Travel website Skyscanner has developed a new maping tool which shows the Covid-19 travel restrictions in effect around the world.
The map, which takes data from the International Air Transport Association (IATA) as of 18 March, shows that South Africa has 120 ‘major restrictions’ from other countries in place.
This means that a country has suspended travel, may be closed to entry, or that entry may only be possible if you are a citizen/meet strict entrance requirements.
By comparison, there are currently 97 moderate restrictions in place on South Africa, where travel is possible, but only if travellers meet certain entry requirements which can include taking Covid-19 tests.
Just eight countries have ‘low-risk restrictions’ meaning that travellers likely won’t have to face enforced quarantine periods.
This week the Irish government extended its visa-free travel ban for South Africa and some South American countries due to concerns around Covid-19.
The measures are designed to support current public health restrictions on movement – including into and out of Ireland – and the decision to introduce the ban was made based on expert public health advice from the National Public Health Emergency Team, said Ireland’s minister of Justice Helen McEntee.
A number of countries have also indicated that travellers from South Africa will be barred from entering – a sign that the country could be facing reputational damage as a result of the 501Y.V2 variant of Covid-19, which has been referred to as the “South African variant” abroad.
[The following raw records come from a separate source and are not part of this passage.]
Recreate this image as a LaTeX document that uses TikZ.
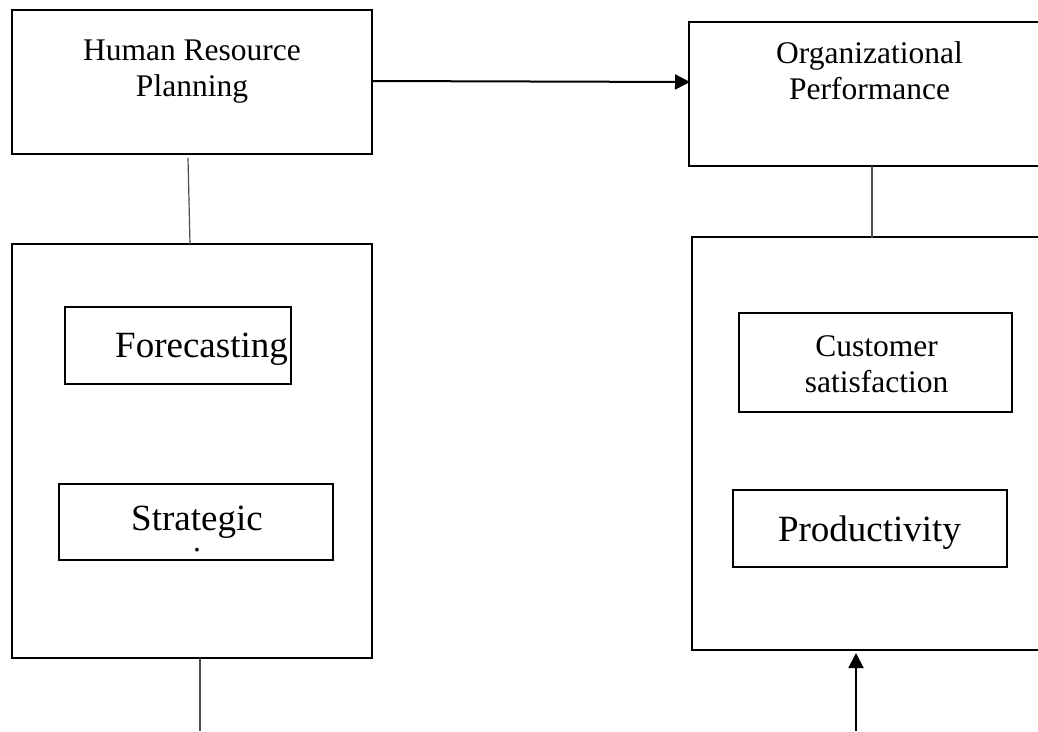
\documentclass[tikz,border=0pt]{standalone}
\usepackage{fontspec}
\setmainfont{Liberation Serif}
\usetikzlibrary{arrows.meta}
\begin{document}
\begin{tikzpicture}[x=1pt,y=-1pt,
  box/.style={draw=black,line width=2.2pt,rectangle,inner sep=0pt,outer sep=0pt},
  thin/.style={draw=black!70,line width=1.2pt},
  arr/.style={draw=black,line width=2pt,-{Triangle[length=15pt,width=15pt]}},
  med/.style={font=\fontsize{31.5}{36}\selectfont,align=center,inner sep=0pt},
  big/.style={font=\fontsize{37}{42}\selectfont,align=center,inner sep=0pt}]
\useasboundingbox (0,0) rectangle (1038,731);
\clip (0,0) rectangle (1038,731);
% boxes
\node[box,minimum width=360pt,minimum height=144pt] (hrp) at (192,82) {};
\node[box,minimum width=360pt,minimum height=414pt] (left) at (192,451) {};
\node[box,minimum width=226pt,minimum height=77pt] (fore) at (178,345.5) {};
\node[box,minimum width=274pt,minimum height=76pt] (strat) at (196,522) {};
\node[box,minimum width=380pt,minimum height=144pt,anchor=west] (op) at (689,94) {};
\node[box,minimum width=380pt,minimum height=413pt,anchor=west] (right) at (692,443.5) {};
\node[box,minimum width=273pt,minimum height=99pt] (cust) at (875.5,362.5) {};
\node[box,minimum width=274pt,minimum height=77pt] (prod) at (870,528.5) {};
% texts (base anchor = baseline of the last line)
\node[med,anchor=base] (thrp) at (192,96) {Human Resource\\Planning};
\node[med,anchor=base] (top) at (869.5,99) {Organizational\\Performance};
\node[med,anchor=base] (tcust) at (876.5,392) {Customer\\satisfaction};
\node[big,anchor=base] (tfore) at (201.5,357) {Forecasting};
\node[big,anchor=base] (tstrat) at (197,551) {Strategic\\[-21pt]{\fontsize{31.5}{36}\selectfont .}};
\node[big,anchor=base] (tprod) at (869.5,541) {Productivity};
% connectors
\coordinate (c1) at (188,158);
\coordinate (c2) at (190,244);
\draw[thin] (c1) -- (c2);
\coordinate (c3) at (872,166);
\coordinate (c4) at (872,238);
\draw[thin] (c3) -- (c4);
\coordinate (c5) at (200,731);
\draw[thin] (left.south -| c5) -- (c5);
\coordinate (a1) at (372,81);
\coordinate (a2) at (690,82);
\draw[arr] (a1) -- (a2);
\coordinate (b1) at (856,731);
\coordinate (b2) at (856,653);
\draw[arr] (b1) -- (b2);
\end{tikzpicture}
\end{document}
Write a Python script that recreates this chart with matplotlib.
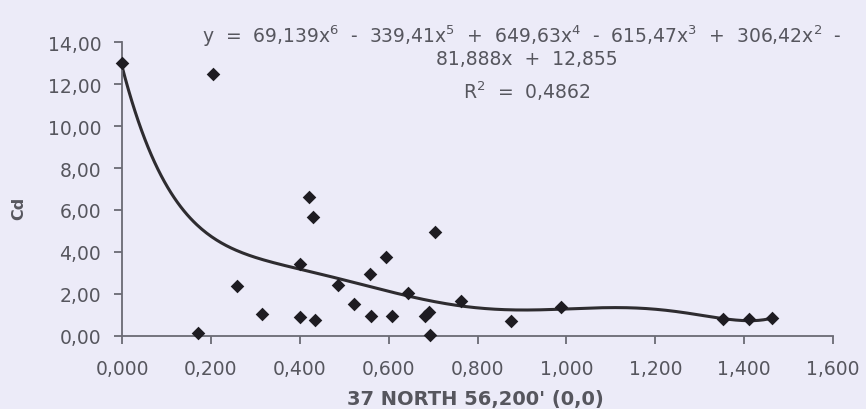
import numpy as np
import matplotlib
matplotlib.use("Agg")
import matplotlib.pyplot as plt
from matplotlib.ticker import FuncFormatter, MultipleLocator

plt.rcParams['font.family'] = ['DejaVu Sans']
plt.rcParams['mathtext.default'] = 'regular'

# Cd measurements against distance
x_vals = [0.000, 0.205, 0.172, 0.259, 0.314, 0.401, 0.401, 0.434, 0.421, 0.430,
          0.487, 0.557, 0.594, 0.705, 0.522, 0.560, 0.608, 0.643, 0.682, 0.691,
          0.693, 0.762, 0.875, 0.988, 1.353, 1.412, 1.462]
cd_vals = [13.00, 12.47, 0.14, 2.38, 1.04, 3.40, 0.89, 0.74, 6.63, 5.64,
           2.42, 2.96, 3.74, 4.95, 1.50, 0.94, 0.92, 2.02, 0.95, 1.14,
           0.03, 1.67, 0.72, 1.39, 0.80, 0.82, 0.85]

# 6th-order polynomial trendline (highest power first)
poly_coef = [69.139, -339.41, 649.63, -615.47, 306.42, -81.888, 12.855]
r_squared = 0.4862

bg = '#ecebf8'
txt = '#56565e'
axc = '#6a6a74'


def comma(v, nd):
    return f"{v:.{nd}f}".replace('.', ',')


fig = plt.figure(figsize=(8.66, 4.10), dpi=100, facecolor=bg)
ax = fig.add_axes([0.1409, 0.1788, 0.8210, 0.7156], facecolor=bg)

xs = np.linspace(min(x_vals), max(x_vals), 400)
ax.plot(xs, np.polyval(poly_coef, xs), color='#2e2c30', lw=2.2, zorder=2)
ax.scatter(x_vals, cd_vals, marker='D', s=48, color='#1e1c22', zorder=3,
           linewidths=0, clip_on=False)

ax.set_xlim(0, 1.6)
ax.set_ylim(0, 14)
ax.xaxis.set_major_locator(MultipleLocator(0.2))
ax.yaxis.set_major_locator(MultipleLocator(2))
ax.xaxis.set_major_formatter(FuncFormatter(lambda v, p: comma(v, 3)))
ax.yaxis.set_major_formatter(FuncFormatter(lambda v, p: comma(v, 2)))

for s in ['top', 'right']:
    ax.spines[s].set_visible(False)
for s in ['left', 'bottom']:
    ax.spines[s].set_color(axc)
    ax.spines[s].set_linewidth(1.3)
ax.tick_params(axis='both', direction='out', length=6, width=1.3, color=axc,
               labelcolor=txt, labelsize=13.5)
ax.tick_params(axis='x', pad=11)
ax.tick_params(axis='y', pad=9)

fig.text(475 / 866, 1 - 400 / 410, "37 NORTH 56,200' (0,0)", ha='center',
         va='center', fontsize=14, fontweight='bold', color=txt)
fig.text(19 / 866, 1 - 208 / 410, "Cd", ha='center', va='center', rotation=90,
         fontsize=11.5, fontweight='bold', color=txt)

# trendline equation and R², one text per line
eq_lines = [
    "y  =  69,139x$^{6}$  -  339,41x$^{5}$  +  649,63x$^{4}$  -  615,47x$^{3}$  +  306,42x$^{2}$  -",
    "81,888x  +  12,855",
    "R$^{2}$  =  " + comma(r_squared, 4),
]
eq_x = [521.5, 526.5, 526.5]
eq_base = [43, 65, 99]
for line, xp, yb in zip(eq_lines, eq_x, eq_base):
    fig.text(xp / 866, 1 - yb / 410, line, ha='center', va='baseline',
             fontsize=13.5, color=txt)

fig.savefig("out.png", dpi=100, facecolor=bg)
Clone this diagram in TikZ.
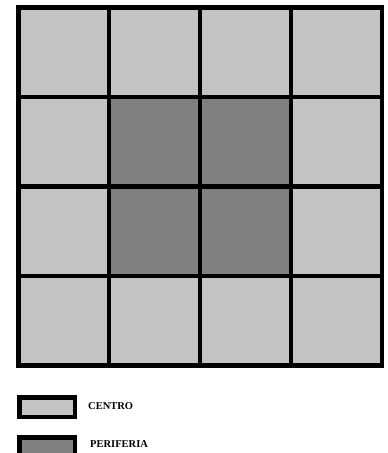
\documentclass[tikz,border=0pt]{standalone}
\usepackage{fontspec}
\setmainfont{Liberation Serif}
\usetikzlibrary{positioning}
\definecolor{LightGray}{HTML}{C3C3C3}
\definecolor{DarkGray}{HTML}{808080}

\begin{document}
\begin{tikzpicture}[x=1pt,y=-1pt,
  cell/.style={draw=black,line width=4.5pt,minimum width=90.9pt,minimum height=89.6pt,inner sep=0pt,outer sep=0pt},
  keybox/.style={draw=black,line width=4.5pt,minimum width=55.5pt,minimum height=19.5pt,inner sep=0pt},
  keytext/.style={font=\fontsize{10.5}{12}\selectfont\bfseries,anchor=west,inner sep=0pt}]
\useasboundingbox (0,0) rectangle (388,453);
% grid, light cells first
\foreach \i in {0,...,3}{
  \foreach \j in {0,...,3}{
    \node[cell,fill=LightGray] (c\i\j) at ({63.7+90.9*\i},{52.05+89.6*\j}) {};
  }
}
% inner cells
\foreach \i/\j in {1/1,2/1,1/2,2/2}{
  \node[cell,fill=DarkGray] (d\i\j) at ({63.7+90.9*\i},{52.05+89.6*\j}) {};
}
% legend
\node[keybox,fill=LightGray] (centro) at (47,407) {};
\node[keytext] (centrolbl) at (88,406) {CENTRO};
\node[keybox,fill=DarkGray] (periferia) at (47,447) {};
\node[keytext] (periferialbl) at (90,444) {PERIFERIA};
\end{tikzpicture}
\end{document}
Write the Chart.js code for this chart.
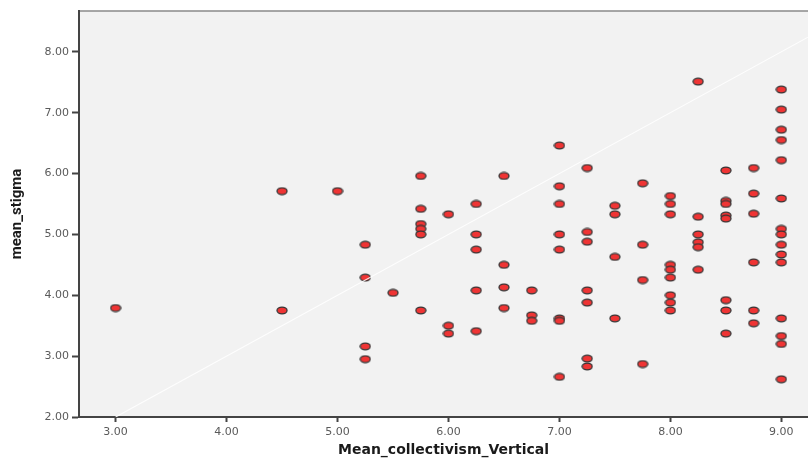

In addition to key target markets such as the US and UK, South Africa has also been flagged as a risk by a number of other European countries including Belgium, France, Germany, and Switzerland.
The variant was first discovered and reported by scientists in South Africa, however it has also been found to be spreading in more than 48 other countries.
By calling it the “South African variant”, a global impression has been given that South Africa is the source of the spread – when this is not the case.